> _Written task_:
Your output is the lines from the first one to the one containing "65, 128, 230, 2100, 4000, 8000, 12600, 31600]", repeated exactly, with images left out.

== == ==

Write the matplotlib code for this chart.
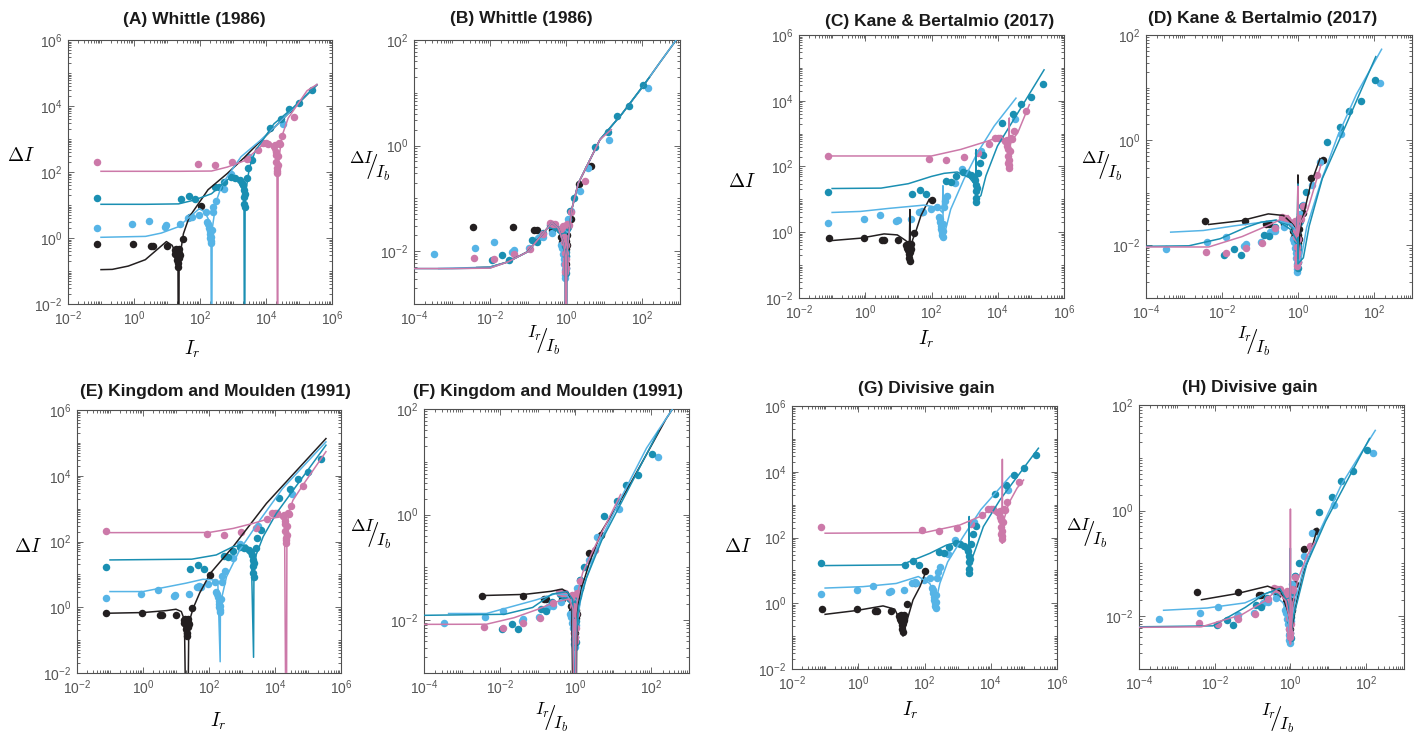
import numpy as np
import matplotlib.pyplot as plt
from matplotlib.ticker import FixedLocator, LogLocator, FuncFormatter, NullFormatter

plt.rcParams['font.family'] = ['Liberation Sans', 'DejaVu Sans']
plt.rcParams['mathtext.fontset'] = 'cm'

# series colours: black, light blue, teal, pink (background levels Ib)
colors = ['#231f20', '#56b4e6', '#1a8fb2', '#cc79a9']
Ib = [22.4, 224, 2240, 22400]

# ---- measured thresholds (Ir, dI) ----
black_ir = [0.078, 0.92, 3.3, 3.8, 9.8, 17, 18, 19, 20, 20.5, 21, 21.5, 22, 22.5, 23, 23.5, 24, 30, 50, 105]
black_di = [0.65, 0.65, 0.57, 0.57, 0.57, 0.42, 0.33, 0.45, 0.28, 0.22, 0.38, 0.17, 0.13, 0.25, 0.35, 0.45, 0.3, 0.92, 4.2, 9.3]

light_ir = [0.077, 0.9, 2.8, 8.5, 9.5, 24, 42, 50, 57, 95, 150, 165, 175, 185, 195, 200, 205, 210, 215,
            220, 230, 240, 250, 300, 520, 850, 3100, 33000]
light_di = [1.95, 2.6, 3.3, 2.2, 2.4, 2.6, 4.0, 4.3, 4.2, 5.0, 6.0, 3.0, 2.6, 2.0, 1.6, 1.3, 1.0, 0.8, 0.7,
            1.1, 1.8, 6.0, 9.0, 13, 31, 85, 290, 2800]

teal_ir = [0.077, 26, 46, 70, 280, 380, 550, 870, 1150, 1600, 1900, 2050, 2150, 2200, 2200, 2250, 2300,
           2570, 2900, 3700, 13000, 28000, 50000, 100000, 240000]
teal_di = [16.6, 15, 19, 15, 36, 34, 50, 69, 65, 57, 48, 40, 28, 18, 11, 8.5, 22,
           65, 128, 230, 2100, 4000, 8000, 12600, 31600]

pink_ir = [0.077, 85, 280, 950, 2600, 5600, 8300, 10000, 11700, 17000, 18600, 19500, 20000, 20500, 21000,
           21500, 22000, 22500, 23000, 24500, 27000, 30000, 72000]
pink_di = [204, 170, 162, 200, 250, 470, 760, 740, 720, 600, 660, 415, 330, 205, 128,
           91, 110, 160, 300, 740, 700, 1230, 4800]

data_ir = [black_ir, light_ir, teal_ir, pink_ir]
data_di = [black_di, light_di, teal_di, pink_di]

# ---- model curves (Ir, dI) ----
# Whittle (1986)
wh_black_ir = [0.1, 0.22, 0.67, 2.2, 5.2, 9.6, 14.3, 19.5, 21.5, 22.4, 23.3, 26.9, 31.4, 47, 87, 175, 670, 2240, 6700, 22400, 350000]
wh_black_di = [0.11, 0.112, 0.141, 0.22, 0.46, 0.78, 0.6, 0.31, 0.18, 1e-6, 0.18, 0.49, 1.34, 4.3, 10.5, 29, 90, 280, 850, 2800, 44000]
wh_light_ir = [0.1, 2.24, 6.7, 22.4, 52, 96, 143, 195, 215, 224, 233, 269, 314, 470, 870, 1750, 6700, 22400, 67000, 350000]
wh_light_di = [1.05, 1.12, 1.41, 2.2, 4.6, 7.8, 6.0, 3.1, 1.8, 1e-6, 1.8, 4.9, 13.4, 43, 105, 290, 900, 2800, 8500, 44000]
wh_teal_ir = [0.1, 2.24, 22.4, 67, 224, 520, 960, 1430, 1950, 2150, 2240, 2330, 2690, 3140, 4700, 8700, 17500, 67000, 350000]
wh_teal_di = [10.5, 10.5, 10.8, 14.1, 22, 46, 78, 60, 31, 18, 1e-6, 18, 49, 134, 430, 1050, 2900, 9000, 44000]
wh_pink_ir = [0.1, 22.4, 224, 672, 2240, 5200, 9600, 14300, 19500, 21500, 22400, 23300, 26900, 31400, 47000, 87000, 175000, 350000]
wh_pink_di = [105, 105, 107, 141, 220, 460, 780, 600, 310, 180, 1e-6, 180, 490, 1340, 4300, 10500, 29000, 45000]

# Kane & Bertalmio (2017)
kb_black_ir = [0.1, 0.72, 3.7, 9.3, 16.6, 21.5, 22.3, 22.4, 23, 27, 33, 48, 85]
kb_black_di = [0.56, 0.66, 0.89, 0.83, 0.56, 0.44, 4.9, 0.125, 0.2, 0.6, 1.0, 3.2, 10]
kb_light_ir = [0.1, 0.72, 5, 60, 150, 213, 222, 224, 270, 380, 950, 2450, 7800, 35500]
kb_light_di = [4.0, 4.3, 5.3, 6.7, 5.7, 4.0, 26, 1.0, 1.26, 5, 41, 263, 1700, 12000]
kb_teal_ir = [0.1, 3, 20, 100, 240, 600, 1380, 2200, 2230, 2240, 3100, 4400, 9800, 40000, 250000]
kb_teal_di = [21.4, 22, 30, 50, 62, 68, 46, 26, 330, 10, 13, 52, 420, 4200, 87000]
kb_pink_ir = [0.1, 100, 760, 4900, 12300, 19500, 22000, 22300, 22400, 26000, 40000, 90000]
kb_pink_di = [209, 209, 330, 590, 830, 525, 330, 3000, 350, 600, 1050, 7600]

# Kingdom and Moulden (1991)
km_black_ir = [0.1, 1, 5.1, 10, 14.5, 18, 21.5, 24.5, 33, 52, 110, 540, 5500, 350000]
km_black_di = [0.66, 0.69, 0.79, 0.87, 0.74, 0.41, 1e-6, 0.33, 0.93, 2.7, 10.8, 70, 1440, 135000]
km_light_ir = [0.1, 1, 20, 66, 132, 186, 218, 222, 340, 850, 3500, 17000, 350000]
km_light_di = [3.0, 3.0, 5.4, 7.1, 6.8, 4.8, 0.022, 1.3, 8.5, 55, 450, 4100, 107000]
km_teal_ir = [0.1, 30, 166, 540, 1350, 1900, 2240, 2300, 2700, 4370, 11000, 350000]
km_teal_di = [27.5, 29, 39, 70, 78, 55, 0.03, 10, 40, 140, 720, 85000]
km_pink_ir = [0.1, 100, 540, 2140, 6900, 15500, 19500, 22000, 23000, 27500, 35000, 70000, 350000]
km_pink_di = [186, 188, 250, 355, 500, 565, 355, 1e-6, 300, 910, 1800, 5200, 54000]

# Divisive gain
dg_black_ir = [0.1, 0.87, 5.6, 12.6, 20, 22.4, 32, 45, 73, 115]
dg_black_di = [0.46, 0.6, 0.83, 0.66, 0.25, 0.1, 0.39, 1.26, 3.2, 10.3]
dg_light_ir = [0.1, 1.4, 14, 65, 145, 200, 220, 250, 290, 500, 1500, 5000, 39000]
dg_light_di = [2.9, 3.2, 4.0, 6.5, 4.0, 1.8, 0.8, 2.0, 4.0, 18, 110, 700, 7400]
dg_teal_ir = [0.1, 20, 145, 465, 1170, 1860, 2200, 2230, 2245, 2600, 3400, 6000, 19000, 275000]
dg_teal_di = [14, 14.7, 33, 59, 75, 42, 20, 435, 9, 20, 42, 215, 1400, 52000]
dg_pink_ir = [0.1, 100, 1170, 4750, 9500, 17000, 21000, 22300, 22400, 22500, 26000, 35000, 62000, 98000]
dg_pink_di = [135, 141, 240, 435, 690, 435, 200, 67, 24000, 67, 400, 1100, 3160, 5600]

models = {
    'wh': ([wh_black_ir, wh_light_ir, wh_teal_ir, wh_pink_ir], [wh_black_di, wh_light_di, wh_teal_di, wh_pink_di]),
    'kb': ([kb_black_ir, kb_light_ir, kb_teal_ir, kb_pink_ir], [kb_black_di, kb_light_di, kb_teal_di, kb_pink_di]),
    'km': ([km_black_ir, km_light_ir, km_teal_ir, km_pink_ir], [km_black_di, km_light_di, km_teal_di, km_pink_di]),
    'dg': ([dg_black_ir, dg_light_ir, dg_teal_ir, dg_pink_ir], [dg_black_di, dg_light_di, dg_teal_di, dg_pink_di]),
}

W, H = 1419, 739

# panel: (title, model, normalised, box px (l, r, t, b), title pos, ylabel pos, xlabel pos)
panels = [
    ('(A) Whittle (1986)', 'wh', False, (68, 332, 40, 304), (0.48, 1.076), (-0.18, 0.56), (0.47, -0.17)),
    ('(B) Whittle (1986)', 'wh', True, (414, 680, 40, 304), (0.405, 1.082), (-0.17, 0.52), (0.485, -0.14)),
    ('(C) Kane & Bertalmio (2017)', 'kb', False, (799, 1064, 35, 298), (0.532, 1.05), (-0.216, 0.44), (0.48, -0.158)),
    ('(D) Kane & Bertalmio (2017)', 'kb', True, (1146, 1412, 35, 298), (0.44, 1.063), (-0.167, 0.5), (0.404, -0.165)),
    ('(E) Kingdom and Moulden (1991)', 'km', False, (77, 341, 410, 673), (0.523, 1.07), (-0.186, 0.48), (0.534, -0.184)),
    ('(F) Kingdom and Moulden (1991)', 'km', True, (424, 689, 409, 673), (0.468, 1.067), (-0.204, 0.524), (0.48, -0.17)),
    ('(G) Divisive gain', 'dg', False, (792, 1057, 406, 669), (0.508, 1.067), (-0.204, 0.465), (0.445, -0.156)),
    ('(H) Divisive gain', 'dg', True, (1139, 1404, 405, 669), (0.419, 1.067), (-0.2, 0.514), (0.52, -0.187)),
]

tick_fmt = FuncFormatter(lambda v, p: r'$\mathregular{10^{%d}}$' % int(round(np.log10(v))))
axis_col = '#505050'

fig = plt.figure(figsize=(W / 100, H / 100), dpi=100)

for title, key, norm, (l, r, t, b), tpos, ypos, xpos in panels:
    ax = fig.add_axes([l / W, 1 - b / H, (r - l) / W, (b - t) / H])
    ax.set_xscale('log')
    ax.set_yscale('log')
    cur_ir, cur_di = models[key]

    for k in range(4):
        x = np.array(data_ir[k])
        y = np.array(data_di[k])
        if norm:
            x, y = x / Ib[k], y / Ib[k]
        ax.plot(x, y, 'o', color=colors[k], markersize=5.4, markeredgewidth=0, zorder=2)
    for k in range(4):
        x = np.array(cur_ir[k])
        y = np.array(cur_di[k])
        if norm:
            x, y = x / Ib[k], y / Ib[k]
        ax.plot(x, y, '-', color=colors[k], linewidth=1.1, zorder=3)

    if norm:
        ax.set_xlim(1e-4, 1e3)
        ax.set_ylim(1e-3, 1e2)
        ax.xaxis.set_major_locator(FixedLocator([1e-4, 1e-2, 1e0, 1e2]))
        ax.yaxis.set_major_locator(FixedLocator([1e-2, 1e0, 1e2]))
        ax.set_ylabel(r'${}^{\Delta I}\!\!/\!{}_{I_b}$', fontsize=18, rotation=0, ha='center', va='center')
        ax.set_xlabel(r'${}^{I_r}\!\!/\!{}_{I_b}$', fontsize=18, ha='center', va='center')
    else:
        ax.set_xlim(1e-2, 1e6)
        ax.set_ylim(1e-2, 1e6)
        ax.xaxis.set_major_locator(FixedLocator([1e-2, 1e0, 1e2, 1e4, 1e6]))
        ax.yaxis.set_major_locator(FixedLocator([1e-2, 1e0, 1e2, 1e4, 1e6]))
        ax.set_ylabel(r'$\Delta I$', fontsize=14, rotation=0, ha='center', va='center')
        ax.set_xlabel(r'$I_r$', fontsize=14, ha='center', va='center')
    ax.yaxis.set_label_coords(*ypos)
    ax.xaxis.set_label_coords(*xpos)
    for axis in (ax.xaxis, ax.yaxis):
        axis.set_minor_locator(LogLocator(base=10, subs=np.arange(1, 10), numticks=50))
        axis.set_minor_formatter(NullFormatter())
        axis.set_major_formatter(tick_fmt)

    ax.tick_params(which='both', direction='in', top=True, right=True, colors=axis_col,
                   labelcolor='#555555', labelsize=10, width=0.6)
    ax.tick_params(which='major', length=4, pad=4)
    ax.tick_params(which='minor', length=2)
    for s in ax.spines.values():
        s.set_color(axis_col)
        s.set_linewidth(0.8)

    ax.text(tpos[0], tpos[1], title, transform=ax.transAxes, ha='center', va='center',
            fontsize=12.5, fontweight='bold', color='#1a1a1a')

fig.savefig('out.png', dpi=100)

== == ==

> _Exercise output_:
Write the matplotlib code for this chart.
import numpy as np
import matplotlib.pyplot as plt
from matplotlib.ticker import FixedLocator, LogLocator, FuncFormatter, NullFormatter

plt.rcParams['font.family'] = ['Liberation Sans', 'DejaVu Sans']
plt.rcParams['mathtext.fontset'] = 'cm'

# series colours: black, light blue, teal, pink (background levels Ib)
colors = ['#231f20', '#56b4e6', '#1a8fb2', '#cc79a9']
Ib = [22.4, 224, 2240, 22400]

# ---- measured thresholds (Ir, dI) ----
black_ir = [0.078, 0.92, 3.3, 3.8, 9.8, 17, 18, 19, 20, 20.5, 21, 21.5, 22, 22.5, 23, 23.5, 24, 30, 50, 105]
black_di = [0.65, 0.65, 0.57, 0.57, 0.57, 0.42, 0.33, 0.45, 0.28, 0.22, 0.38, 0.17, 0.13, 0.25, 0.35, 0.45, 0.3, 0.92, 4.2, 9.3]

light_ir = [0.077, 0.9, 2.8, 8.5, 9.5, 24, 42, 50, 57, 95, 150, 165, 175, 185, 195, 200, 205, 210, 215,
            220, 230, 240, 250, 300, 520, 850, 3100, 33000]
light_di = [1.95, 2.6, 3.3, 2.2, 2.4, 2.6, 4.0, 4.3, 4.2, 5.0, 6.0, 3.0, 2.6, 2.0, 1.6, 1.3, 1.0, 0.8, 0.7,
            1.1, 1.8, 6.0, 9.0, 13, 31, 85, 290, 2800]

teal_ir = [0.077, 26, 46, 70, 280, 380, 550, 870, 1150, 1600, 1900, 2050, 2150, 2200, 2200, 2250, 2300,
           2570, 2900, 3700, 13000, 28000, 50000, 100000, 240000]
teal_di = [16.6, 15, 19, 15, 36, 34, 50, 69, 65, 57, 48, 40, 28, 18, 11, 8.5, 22,
           65, 128, 230, 2100, 4000, 8000, 12600, 31600]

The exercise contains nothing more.